Advertisement

Patriot Crew Remains a Believer in System

Share
Times Staff Writer

Spc. Nicholas Bunch was 9 years old when Patriot missile batteries fired at Iraqi Scud missiles during the 1991 Persian Gulf War. First Lt. Marsha Hackett was 11. Her only memory of that earlier conflict was sending valentines to troops from her grade-school class.

Neither soldier ever heard of a Patriot missile until joining the Army.

Today, Bunch and Hackett own the distinction of firing the first of a new generation of Patriots in combat. They also lay claim to the first Patriot kill of the current war, a direct hit on an Iraqi Frog-7 missile bearing down on this U.S. desert camp on March 20.

“Once the adrenaline stopped pumping, we all realized we had really accomplished something pretty special,” said Hackett, 23, of the three-soldier crew that operates from a control room in a trailer a few hundred yards from the Patriot missile batteries.

Advertisement

The elation has since faded following the accidental destruction of a British fighter plane by another Patriot battery, killing the crew of two, and the attack by a U.S. warplane on a Patriot radar. But Hackett and Bunch are still focused on their mission: protecting U.S. soldiers from deadly Iraqi missile strikes.

“We’re all very disheartened, very sad,” the Patriot crew’s commander, Capt. Gregory Kentel, 36, said of the incident involving the British. “We try very hard to avoid mistakes but, unfortunately, they do happen in a war. Even so, our morale is still high and we’re still concentrating on doing our jobs.”

During the 1991 Gulf War, the Patriot’s reputation was tarnished when it was revealed afterward that the missile had not performed as well as the Pentagon had claimed. The controversy continues in this war, although Patriot batteries have shot down several Iraqi missiles and U.S. forces have suffered no casualties from long-range missile strikes.

The experience of the Camp Thunder crew is significant not only because it scored the first hit on the first day of the war, but also because it showed that the revamped Patriots can track and kill enemy missiles under combat conditions. On Tuesday, an Iraqi missile, believed to have been fired from the southern outskirts of Baghdad, was intercepted and destroyed by a Patriot missile over a desert camp near the south-central Iraqi town of Najaf.

The original Patriot system was designed to shoot down aircraft and was modified just before the 1991 war to intercept missiles, according to Kentel. The current system is a new generation specifically designed to track and destroy incoming missiles.

“It’s a much better system.
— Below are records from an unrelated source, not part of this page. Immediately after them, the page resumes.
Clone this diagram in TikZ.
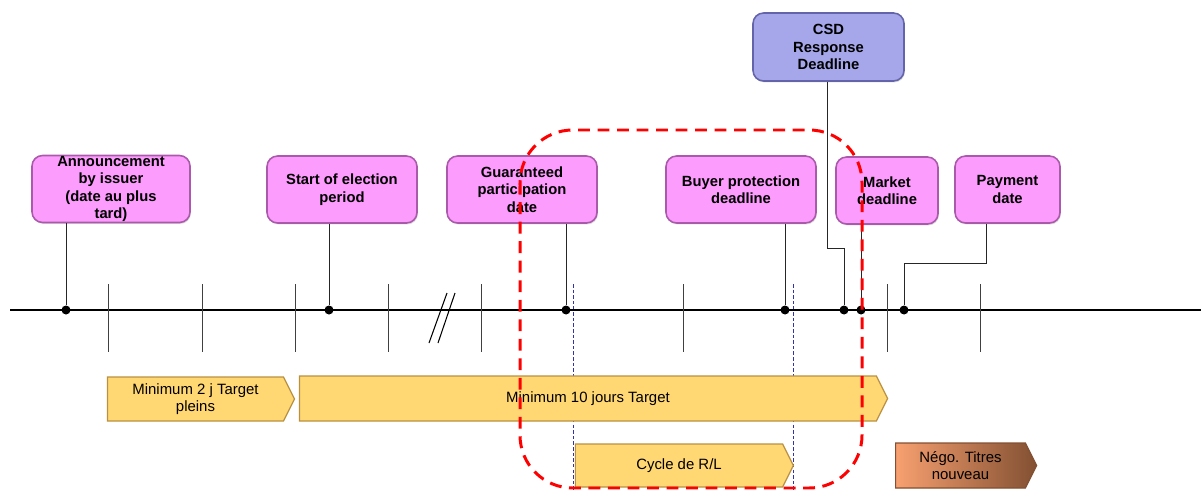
\documentclass[tikz,border=0pt]{standalone}
\usepackage{fontspec}
\setmainfont{Liberation Sans}
\usetikzlibrary{shapes.symbols, shadows}

\definecolor{boxpink}{RGB}{252,156,252}
\definecolor{boxpinkdark}{RGB}{170,90,170}
\definecolor{boxblue}{RGB}{166,166,234}
\definecolor{boxbluedark}{RGB}{100,100,170}
\definecolor{baryellow}{RGB}{255,215,115}
\definecolor{baryellowdark}{RGB}{185,145,65}
\definecolor{barorange}{RGB}{248,160,112}
\definecolor{barbrown}{RGB}{130,80,50}
\definecolor{rlblue}{RGB}{50,50,170}

\begin{document}
\begin{tikzpicture}
[
    x=0.2mm, y=-0.2mm,
    pink_node/.style={rectangle, rounded corners=6pt, draw=boxpinkdark, fill=boxpink, line width=0.9pt, minimum height=13.4mm, align=center, font=\fontsize{8.4}{9.9}\selectfont\bfseries, inner sep=1pt, drop shadow={opacity=0.3, shadow xshift=0.5pt, shadow yshift=-0.8pt}},
    blue_node/.style={pink_node, draw=boxbluedark, fill=boxblue},
    dot_node/.style={circle, fill=black, minimum size=1.8mm, inner sep=0pt},
    bar_node/.style={signal, signal to=east, signal pointer angle=127, draw=baryellowdark, fill=baryellow, line width=0.7pt, align=center, inner sep=1pt, font=\fontsize{8.5}{10}\selectfont},
    tick_line/.style={line width=0.5pt, color=black!75},
    link_line/.style={line width=0.5pt, color=black!85},
    rl_line/.style={line width=0.4pt, color=rlblue, dash pattern=on 2pt off 1.2pt},
    red_box/.style={line width=1.7pt, color=red, dash pattern=on 6.8pt off 4.3pt, rounded corners=30pt},
]
    \useasboundingbox (0,0) rectangle (1201,490) ;

    \foreach \x in {573,793}
        \draw[rl_line] (\x,284) -- (\x,490) ;

    \node[pink_node, minimum width=31.6mm, inner ysep=0pt] (announce) at (111,189) {Announcement\\by issuer\\(date au plus\\tard)} ;
    \node[pink_node, minimum width=30mm] (start) at (342,189.5) {Start of election\\period} ;
    \node[pink_node, minimum width=30mm] (guaranteed) at (522,189.5) {Guaranteed\\participation\\date} ;
    \node[pink_node, minimum width=30mm] (buyer) at (741,189.5) {Buyer protection\\deadline} ;
    \node[pink_node, minimum width=20.4mm] (market) at (887,190.5) {Market\\deadline} ;
    \node[pink_node, minimum width=21mm] (payment) at (1007.5,189.5) {Payment\\date} ;
    \node[blue_node, minimum width=30.2mm, minimum height=13.6mm] (csd) at (828.5,47) {CSD\\Response\\Deadline} ;

    \draw[line width=1.1pt, color=black] (10,310) -- (1201,310) ;
    \foreach \x in {108,202,295,388,481,683,887,980}
        \draw[tick_line] (\x,284) -- (\x,352) ;
    \draw[line width=0.6pt, color=black] (447,293) -- (429,343) ;
    \draw[line width=0.6pt, color=black] (455,293) -- (438,343) ;

    \node[dot_node] (d_announce) at (66,310) {} ;
    \node[dot_node] (d_start) at (329,310) {} ;
    \node[dot_node] (d_guaranteed) at (566,310) {} ;
    \node[dot_node] (d_buyer) at (785,310) {} ;
    \node[dot_node] (d_csd) at (844,310) {} ;
    \node[dot_node] (d_market) at (861,310) {} ;
    \node[dot_node] (d_payment) at (904,310) {} ;
    \coordinate (csd_bend) at (827,248) ;
    \coordinate (payment_bend) at (986,263) ;

    \draw[link_line] (d_announce |- announce.south) -- (d_announce) ;
    \draw[link_line] (d_start |- start.south) -- (d_start) ;
    \draw[link_line] (d_guaranteed |- guaranteed.south) -- (d_guaranteed) ;
    \draw[link_line] (d_buyer |- buyer.south) -- (d_buyer) ;
    \draw[link_line] (d_market |- market.south) -- (d_market) ;
    \draw[link_line] (csd_bend |- csd.south) -- (csd_bend) -| (d_csd) ;
    \draw[link_line] (payment_bend |- payment.south) -- (payment_bend) -| (d_payment) ;

    \node[bar_node, minimum width=37.4mm, minimum height=8.8mm] (min_two) at (195.5,399) {Minimum 2 j Target\\pleins} ;
    \node[bar_node, minimum width=117.6mm, minimum height=9mm] (min_ten) at (588,398.5) {Minimum 10 jours Target} ;
    \node[bar_node, minimum width=43.6mm, minimum height=8.6mm] (cycle) at (679,465.5) {Cycle de R/L} ;
    \node[bar_node, minimum width=28.2mm, minimum height=9mm, left color=barorange, right color=barbrown, draw=barbrown] (nego) at (960.5,465.5) {Négo. Titres\\nouveau} ;

    \draw[red_box] (520,130) rectangle (862,488) ;
\end{tikzpicture}
\end{document}
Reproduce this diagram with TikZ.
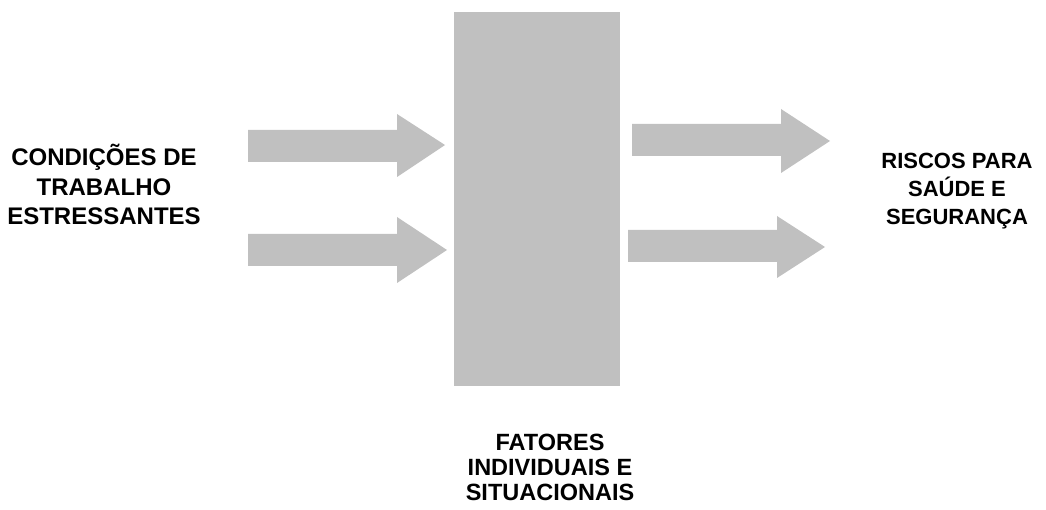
\documentclass[tikz,border=0pt]{standalone}
\usepackage{fontspec}
\setmainfont{Liberation Sans}
\begin{document}
\begin{tikzpicture}[x=1pt,y=-1pt,
  blockfill/.style={fill=silver,draw=none},
  label/.style={align=center,inner sep=0pt,anchor=base}]
\definecolor{silver}{HTML}{C0C0C0}
\useasboundingbox (0,0) rectangle (1046,510);
% central block
\node[blockfill,minimum width=166pt,minimum height=374pt,inner sep=0pt,anchor=north west] (box) at (454,12) {};
% incoming arrows
\fill[silver] (248,130) -- (397,130) -- (397,114) -- (445,145) -- (397,177) -- (397,162) -- (248,162) -- cycle;
\fill[silver] (248,234) -- (397,234) -- (397,217) -- (447,250) -- (397,283) -- (397,266) -- (248,266) -- cycle;
% outgoing arrows
\fill[silver] (632,124) -- (781,124) -- (781,109) -- (830,141) -- (781,173) -- (781,156) -- (632,156) -- cycle;
\fill[silver] (628,230) -- (777,230) -- (777,216) -- (825,247) -- (777,278) -- (777,262) -- (628,262) -- cycle;
% labels (anchored at the baseline of the last line)
\node[label,font=\bfseries\fontsize{24}{29.5}\selectfont] (cond) at (104,225) {CONDIÇÕES DE\\TRABALHO\\ESTRESSANTES};
\node[label,font=\bfseries\fontsize{22}{28}\selectfont] (risc) at (957,225) {RISCOS PARA\\SAÚDE E\\SEGURANÇA};
\node[label,font=\bfseries\fontsize{23.5}{25}\selectfont] (fat) at (550,500) {FATORES\\INDIVIDUAIS E\\SITUACIONAIS};
\end{tikzpicture}
\end{document}
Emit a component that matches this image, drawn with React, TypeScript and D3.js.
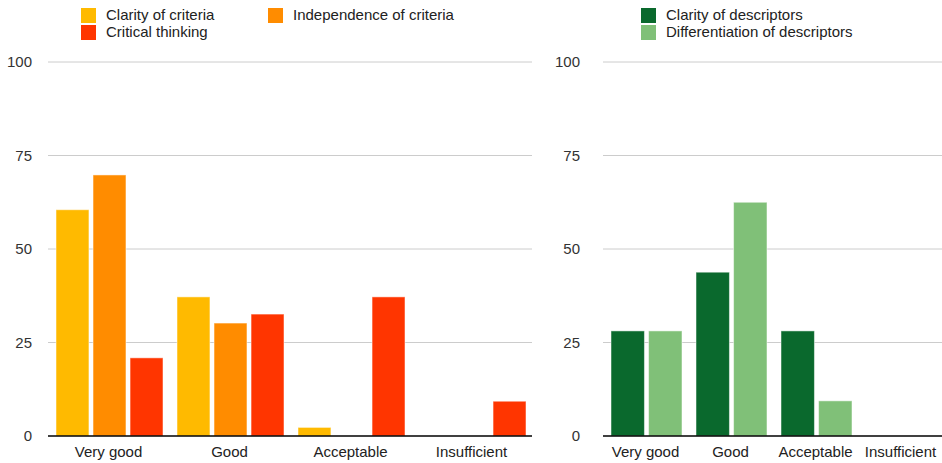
import React, { useEffect, useRef } from 'react';
import * as d3 from 'd3';

const categories = ['Very good', 'Good', 'Acceptable', 'Insufficient'];
const yTicks = [0, 25, 50, 75, 100];

const criteriaSeries = ['Clarity of criteria', 'Independence of criteria', 'Critical thinking'];
const clarityOfCriteria = [60.5, 37.2, 2.3, 0];
const independenceOfCriteria = [69.8, 30.2, 0, 0];
const criticalThinking = [20.9, 32.6, 37.2, 9.3];
const criteriaColors = ['#FFBA00', '#FF8C00', '#FF3500'];

const descriptorSeries = ['Clarity of descriptors', 'Differentiation of descriptors'];
const clarityOfDescriptors = [28.1, 43.8, 28.1, 0];
const differentiationOfDescriptors = [28.1, 62.5, 9.4, 0];
const descriptorColors = ['#0A692D', '#80C078'];

const FONT = 'Helvetica, "Liberation Sans", Arial, sans-serif';

interface Panel {
  left: number;
  right: number;
  tickX: number;
  legendX: number;
  legendCols: number[];
  series: string[];
  values: number[][];
  colors: string[];
}

export default function App() {
  const ref = useRef<SVGSVGElement>(null);

  useEffect(() => {
    const svg = d3.select(ref.current);
    svg.selectAll('*').remove();

    const top = 62;
    const bottom = 436;

    const yScale = d3.scaleLinear().domain([0, 100]).range([bottom, top]);

    const panels: Panel[] = [
      {
        left: 48,
        right: 532,
        tickX: 32,
        legendX: 81,
        legendCols: [0, 187],
        series: criteriaSeries,
        values: [clarityOfCriteria, independenceOfCriteria, criticalThinking],
        colors: criteriaColors,
      },
      {
        left: 603,
        right: 943,
        tickX: 580,
        legendX: 641,
        legendCols: [0],
        series: descriptorSeries,
        values: [clarityOfDescriptors, differentiationOfDescriptors],
        colors: descriptorColors,
      },
    ];

    panels.forEach((p) => {
      const g = svg.append('g');

      // gridlines
      g.selectAll('line.grid')
        .data(yTicks.filter((t) => t > 0))
        .enter()
        .append('line')
        .attr('x1', p.left)
        .attr('x2', p.right)
        .attr('y1', (d) => yScale(d))
        .attr('y2', (d) => yScale(d))
        .attr('stroke', '#cccccc')
        .attr('stroke-width', 1);

      // tick labels
      g.selectAll('text.tick')
        .data(yTicks)
        .enter()
        .append('text')
        .attr('x', p.tickX)
        .attr('y', (d) => yScale(d))
        .attr('dy', '0.35em')
        .attr('text-anchor', 'end')
        .attr('font-family', FONT)
        .attr('font-size', 15)
        .attr('fill', '#333')
        .text((d) => d);

      const x0 = d3
        .scaleBand()
        .domain(categories)
        .range([p.left, p.right])
        .padding(0);

      const x1 = d3
        .scaleBand()
        .domain(p.series)
        .range([8, x0.bandwidth() - 6])
        .paddingInner(0.11)
        .paddingOuter(0);

      const rows = categories.flatMap((c, ci) =>
        p.series.map((s, si) => ({ c, s, si, v: p.values[si][ci] }))
      );

      g.selectAll('rect.bar')
        .data(rows.filter((d) => d.v > 0))
        .enter()
        .append('rect')
        .attr('x', (d) => (x0(d.c) as number) + (x1(d.s) as number))
        .attr('y', (d) => yScale(d.v))
        .attr('width', x1.bandwidth())
        .attr('height', (d) => yScale(0) - yScale(d.v))
        .attr('fill', (d) => p.colors[d.si])
        .attr('stroke', 'rgba(255,255,255,0.5)')
        .attr('stroke-width', 1);

      // baseline
      g.append('line')
        .attr('x1', p.left)
        .attr('x2', p.right)
        .attr('y1', bottom)
        .attr('y2', bottom)
        .attr('stroke', '#000')
        .attr('stroke-width', 1.5);

      // category labels
      g.selectAll('text.cat')
        .data(categories)
        .enter()
        .append('text')
        .attr('x', (d) => (x0(d) as number) + x0.bandwidth() / 2)
        .attr('y', 457)
        .attr('text-anchor', 'middle')
        .attr('font-family', FONT)
        .attr('font-size', 15)
        .attr('fill', '#222')
        .text((d) => d);

      // legend
      const legend = g
        .selectAll('g.legend')
        .data(p.series)
        .enter()
        .append('g')
        .attr('transform', (d, i) => {
          const col = i % p.legendCols.length;
          const row = Math.floor(i / p.legendCols.length);
          return `translate(${p.legendX + p.legendCols[col]}, ${8 + row * 17})`;
        });

      legend
        .append('rect')
        .attr('width', 15)
        .attr('height', 15)
        .attr('fill', (d, i) => p.colors[i]);

      legend
        .append('text')
        .attr('x', 25)
        .attr('y', 12)
        .attr('font-family', FONT)
        .attr('font-size', 15)
        .attr('fill', '#222')
        .text((d) => d);
    });
  }, []);

  return (
    <svg
      ref={ref}
      width={942}
      height={463}
      style={{ position: 'absolute', left: 0, top: 0, background: '#fff' }}
    />
  );
}
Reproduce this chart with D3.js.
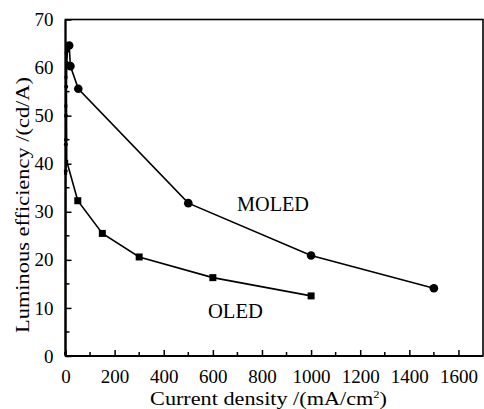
<!DOCTYPE html>
<html><head><meta charset="utf-8">
<script src="https://cdn.jsdelivr.net/npm/d3@7"></script>
<style>body{margin:0;background:#fff}svg{display:block}</style>
</head><body>
<svg id="c" width="484" height="409"></svg>
<script>
const xTicks = [0,200,400,600,800,1000,1200,1400,1600];
const yTicks = [0,10,20,30,40,50,60,70];
const moledX = [1, 1.5, 2, 3, 5, 8, 15, 20, 52, 500, 1000, 1500];
const moledY = [38.5, 44, 50, 56, 61, 63.5, 64.6, 60.3, 55.6, 31.8, 20.9, 14.1];
const oledX = [0, 0.5, 1, 1.5, 2, 3, 5, 50, 150, 300, 600, 1000];
const oledY = [0.5, 38, 45, 52, 58, 63, 40.5, 32.3, 25.5, 20.6, 16.3, 12.5];
const seriesNames = ["MOLED", "OLED"];
const xTitle = "Current density /(mA/cm";
const yTitle = "Luminous efficiency /(cd/A)";

const FONT = "Liberation Serif";
const svg = d3.select("#c");
const L = 65.5, R = 483, T = 19.5, B = 356;
const x = d3.scaleLinear().domain([0,1700]).range([L,R]);
const y = d3.scaleLinear().domain([0,70]).range([B,T]);

svg.append("rect").attr("x",L).attr("y",T).attr("width",R-L).attr("height",B-T)
  .attr("fill","none").attr("stroke","#000").attr("stroke-width",1.6);

const xMinor = d3.range(100,1700,200);
const gx = svg.append("g").attr("transform",`translate(0,${B})`);
gx.call(d3.axisBottom(x).tickValues(xTicks).tickSize(-6).tickPadding(14).tickFormat(d3.format("d")));
gx.attr("font-family", FONT).attr("font-size",19);
gx.select(".domain").remove();
gx.selectAll(".tick line").attr("stroke-width",1.5);
gx.selectAll("text").attr("font-family", FONT).attr("font-size",19).attr("dy","0.71em").attr("fill","#000");
gx.selectAll(".minor").data(xMinor).enter().append("line")
  .attr("x1",d=>x(d)).attr("x2",d=>x(d)).attr("y1",0).attr("y2",-4).attr("stroke","#000").attr("stroke-width",1.5);

const yMinor = d3.range(5,70,10);
const gy = svg.append("g").attr("transform",`translate(${L},0)`);
gy.call(d3.axisLeft(y).tickValues(yTicks).tickSize(-6).tickPadding(12).tickFormat(d3.format("d")));
gy.attr("font-family", FONT).attr("font-size",19);
gy.select(".domain").remove();
gy.selectAll(".tick line").attr("stroke-width",1.5);
gy.selectAll("text").attr("font-family", FONT).attr("font-size",19).attr("fill","#000");
gy.selectAll(".minor").data(yMinor).enter().append("line")
  .attr("y1",d=>y(d)).attr("y2",d=>y(d)).attr("x1",0).attr("x2",4).attr("stroke","#000").attr("stroke-width",1.5);

svg.append("line").attr("x1",L).attr("x2",L).attr("y1",T).attr("y2",B).attr("stroke","#000").attr("stroke-width",2);
svg.append("line").attr("x1",L).attr("x2",R).attr("y1",B).attr("y2",B).attr("stroke","#000").attr("stroke-width",2);

const line = d3.line().x(d=>x(d[0])).y(d=>y(d[1]));
const moled = moledX.map((v,i)=>[v,moledY[i]]);
const oled = oledX.map((v,i)=>[v,oledY[i]]);

svg.append("path").datum(moled).attr("d",line).attr("fill","none").attr("stroke","#000").attr("stroke-width",1.6);
svg.append("path").datum(oled).attr("d",line).attr("fill","none").attr("stroke","#000").attr("stroke-width",1.6);

svg.selectAll(".cm").data(moled).enter().append("circle")
  .attr("cx",d=>x(d[0])).attr("cy",d=>y(d[1])).attr("r",d=>d[0]<12?2:4.3).attr("fill","#000");
svg.selectAll(".sq").data(oled).enter().append("rect")
  .attr("x",d=>x(d[0])-(d[0]<10?1.5:3.5)).attr("y",d=>y(d[1])-(d[0]<10?1.5:3.5))
  .attr("width",d=>d[0]<10?3:7).attr("height",d=>d[0]<10?3:7).attr("fill","#000");

// fit text horizontally to a target width (reference uses a wider serif face)
function fitWidth(sel, target){
  const w = sel.node().getComputedTextLength ? sel.node().getBBox().width : 0;
  return w > 0 ? target / w : 1;
}

function label(txt, cx, baseY, size, target){
  const g = svg.append("g").attr("transform",`translate(${cx},${baseY})`);
  const t = g.append("text").attr("font-family",FONT).attr("text-anchor","middle").attr("font-size",size).text(txt);
  const s = fitWidth(t, target);
  t.attr("transform",`scale(${s},1)`);
}
label(seriesNames[0], x(845), y(30.2), 20, 72);
label(seriesNames[1], x(692), y(7.9), 20, 55);

// x title
{
  const g = svg.append("g").attr("transform",`translate(268.5,405)`);
  const xt = g.append("text").attr("font-family",FONT).attr("text-anchor","middle").attr("font-size",19.5);
  xt.append("tspan").text(xTitle);
  xt.append("tspan").attr("font-size",11).attr("dy",-7).text("2");
  xt.append("tspan").attr("dy",7).text(")");
  const s = fitWidth(xt, 237);
  xt.attr("transform",`scale(${s},1)`);
}
// y title
{
  const g = svg.append("g").attr("transform",`translate(29,205) rotate(-90)`);
  const yt = g.append("text").attr("font-family",FONT).attr("text-anchor","middle").attr("font-size",19.5).text(yTitle);
  const s = fitWidth(yt, 256);
  yt.attr("transform",`scale(${s},1)`);
}
</script>
</body></html>
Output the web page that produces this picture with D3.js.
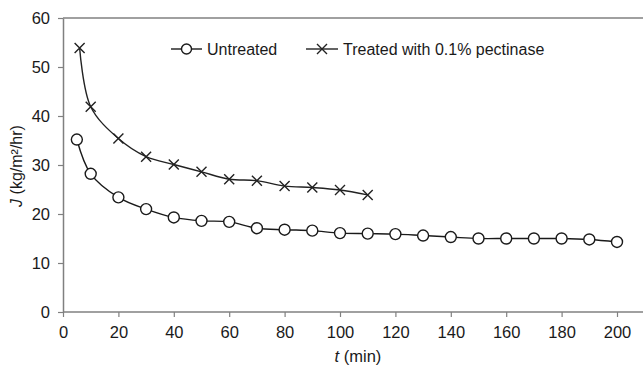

It’s capable of doing exactly what we ask it to do,” the captain said.

Advertisement

The missile batteries, painted desert tan, look like metal cargo containers tilted toward the sky. Two of the three Camp Thunder batteries, protected by barbed wire and sand berms, are aimed toward Iraq. The third is aimed toward Basra, the southern Iraqi city where the first incoming missile originated. Each battery holds four Patriots.

Known as Delta 5-52, the Camp Thunder battery was set up just four days before the war began. The crew was in the middle of an uneventful shift when the two computer screens in the control trailer suddenly flashed a green blip -- known as a “karat” -- signifying an approaching missile.

“At first I thought it was just an air battle,” Hackett said, referring to regular simulations the crews perform to stay sharp. “Then we checked the speed and altitude and verified that it was for real.”

Bunch, 21, sounded an alarm, which sent thousands of soldiers on the base running for bunkers and trenches in their chemical-biological suits. The incoming missile was later found to have carried no chemical or biological agents, but U.S. forces are trained to assume that any incoming missile is a potential chemical or biological threat.

Twenty seconds later, two more Patriot missiles were automatically launched by the system’s internal controls.

The Iraqi missile was intercepted nine miles north of the base and destroyed with a boom that reverberated across the desert floor. The second Patriot malfunctioned and, as designed, self-destructed in midair. A third missile, automatically launched because the second one had malfunctioned, exploded harmlessly in the desert.

Advertisement

“It seemed like we spent forever watching that [screen],” Kentel said. “Then, all of a sudden, everybody was cheering and yelling.”

For the third member of the crew, Sgt. Michael Harris, 38, the kill was vindication of sorts. He had served in the Marine Corps during the 1991 war and was familiar with the criticism of the Patriots.

“To be honest, I wasn’t real confident about it,” he said of the current system. “I mean, they had told us beforehand that the percentages might not be all that good every single time.”

But after the confirmed kill, Harris said, “I was ecstatic. It worked exactly the way it was supposed to.”

While ruing the misfires and accidental deaths, Kentel said the Patriots have the potential to save the lives of thousands of allied troops, as well as Kuwaiti civilians.

“You know, at 1.3 million bucks a missile, I spent over 3 million bucks in 10 seconds,” Kentel said. “But if that saved the life of just one American soldier, it’s worth it. That’s a pretty gratifying feeling.”